### Directive
Keep only the lines where "matplotlib" appears.

BEGIN Information supplied

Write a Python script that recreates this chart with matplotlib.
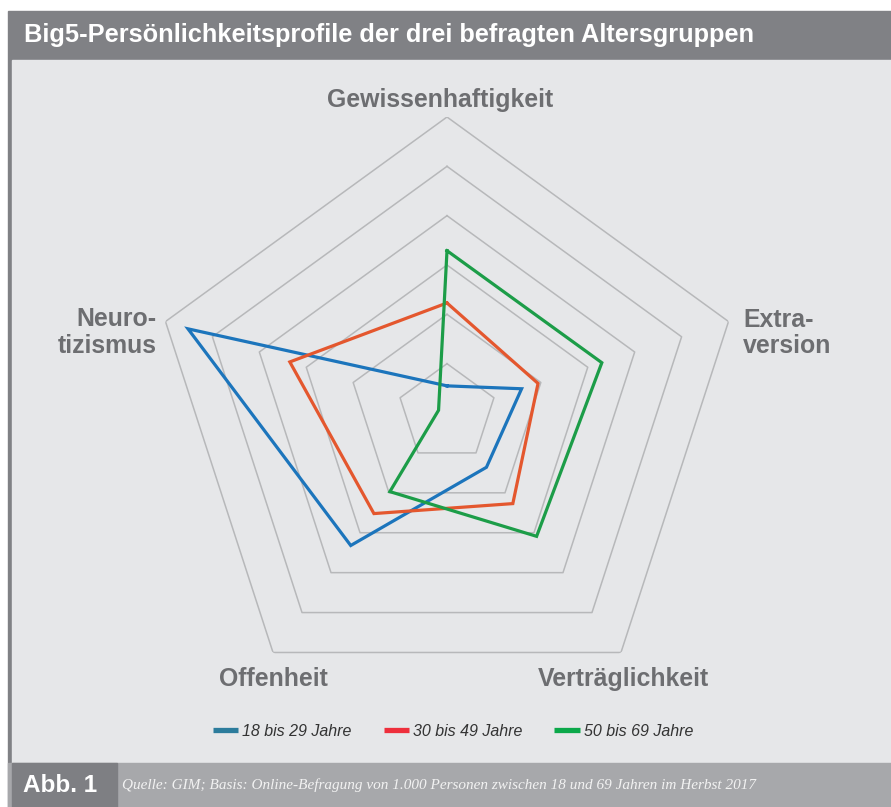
import numpy as np
import matplotlib.pyplot as plt
from matplotlib.patches import Rectangle
from matplotlib.lines import Line2D

W, H = 891, 807

categories = ['Gewissenhaftigkeit', 'Extraversion', 'Verträglichkeit',
              'Offenheit', 'Neurotizismus']
jung = [0.55, 1.59, 1.36, 3.32, 5.52]      # 18 bis 29 Jahre
mittel = [2.23, 1.94, 2.27, 2.52, 3.35]    # 30 bis 49 Jahre
alt = [3.29, 3.30, 3.09, 1.97, 0.18]       # 50 bis 69 Jahre
rings = [1, 2, 3, 4, 5, 6]
series_labels = ['18 bis 29 Jahre', '30 bis 49 Jahre', '50 bis 69 Jahre']

line_cols = ['#1c75bc', '#e4572e', '#1c9d48']
legend_cols = ['#2c7c9c', '#ee2f3c', '#0ba84a']
grid_col = '#b7b8ba'
label_col = '#6d6e71'


def fx(x):
    return x / W


def fy(y):
    return 1 - y / H


fig = plt.figure(figsize=(W / 100, H / 100), dpi=100)
fig.patch.set_facecolor('white')

# frame / boxes
boxes = [((8, H), 1, 11 - H, '#808185'),
         ((12, 763), 1, 60 - 763, '#e6e7e9'),
         ((8, H), 1, 763 - H, '#a7a8ab'),
         ((12, H), fx(117) - fx(12), 763 - H, '#7e7f83')]
for (x0, y0), w, h, c in boxes:
    fig.patches.append(Rectangle((fx(x0), fy(y0)), w, -h / H,
                                 transform=fig.transFigure, color=c, zorder=-5))

fig.text(fx(24), fy(35), 'Big5-Persönlichkeitsprofile der drei befragten Altersgruppen',
         color='white', fontsize=18.3, fontweight='bold', family='Liberation Sans',
         va='center', ha='left')
fig.text(fx(23), fy(785), 'Abb. 1', color='white', fontsize=17.5, fontweight='bold',
         family='Liberation Sans', va='center', ha='left')
fig.text(fx(122), fy(785),
         'Quelle: GIM; Basis: Online-Befragung von 1.000 Personen zwischen 18 und 69 Jahren im Herbst 2017',
         color='#f2f2f2', fontsize=10.95, style='italic', family='Liberation Serif',
         va='center', ha='left')

# radar
R = 296
cx, cy = 447, 413
ax = fig.add_axes([fx(cx - R), fy(cy + R), 2 * R / W, 2 * R / H], projection='polar')
ax.set_zorder(2)
ax.set_facecolor('none')
ax.set_theta_offset(np.pi / 2)
ax.set_theta_direction(-1)
ax.set_ylim(0, 6)
ax.grid(False)
ax.spines['polar'].set_visible(False)
ax.set_xticks([])
ax.set_yticks([])

n = len(categories)
theta = np.arange(n + 1) * 2 * np.pi / n

for r in rings:
    ax.plot(theta, [r] * (n + 1), color=grid_col, lw=1.1, zorder=1)

for vals, c in zip([jung, mittel, alt], line_cols):
    ax.plot(theta, vals + vals[:1], color=c, lw=2.3, zorder=3,
            solid_joinstyle='miter')

# axis labels
lab = dict(color=label_col, fontsize=17.9, fontweight='bold', family='Liberation Sans')
fig.text(fx(440), fy(107), 'Gewissenhaftigkeit', ha='center', va='baseline', **lab)
fig.text(fx(743), fy(327), 'Extra-', ha='left', va='baseline', **lab)
fig.text(fx(743), fy(353), 'version', ha='left', va='baseline', **lab)
fig.text(fx(157), fy(326), 'Neuro-', ha='right', va='baseline', **lab)
fig.text(fx(157), fy(353), 'tizismus', ha='right', va='baseline', **lab)
fig.text(fx(273), fy(686), 'Offenheit', ha='center', va='baseline', **lab)
fig.text(fx(623), fy(686), 'Verträglichkeit', ha='center', va='baseline', **lab)

handles = [Line2D([], [], color=c, lw=3.8, solid_capstyle='butt') for c in legend_cols]
leg = fig.legend(handles, series_labels, loc='center', bbox_to_anchor=(fx(453), fy(731)),
                 ncol=3, frameon=False, handlelength=1.6, handletextpad=0.25,
                 columnspacing=2.0,
                 prop=dict(family='Liberation Sans', style='italic', size=11.5))
for t in leg.get_texts():
    t.set_color('#333333')

fig.savefig('out.png', dpi=100, facecolor=fig.get_facecolor())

END Information supplied

### Final answer
Write a Python script that recreates this chart with matplotlib.
import matplotlib.pyplot as plt
from matplotlib.patches import Rectangle
from matplotlib.lines import Line2D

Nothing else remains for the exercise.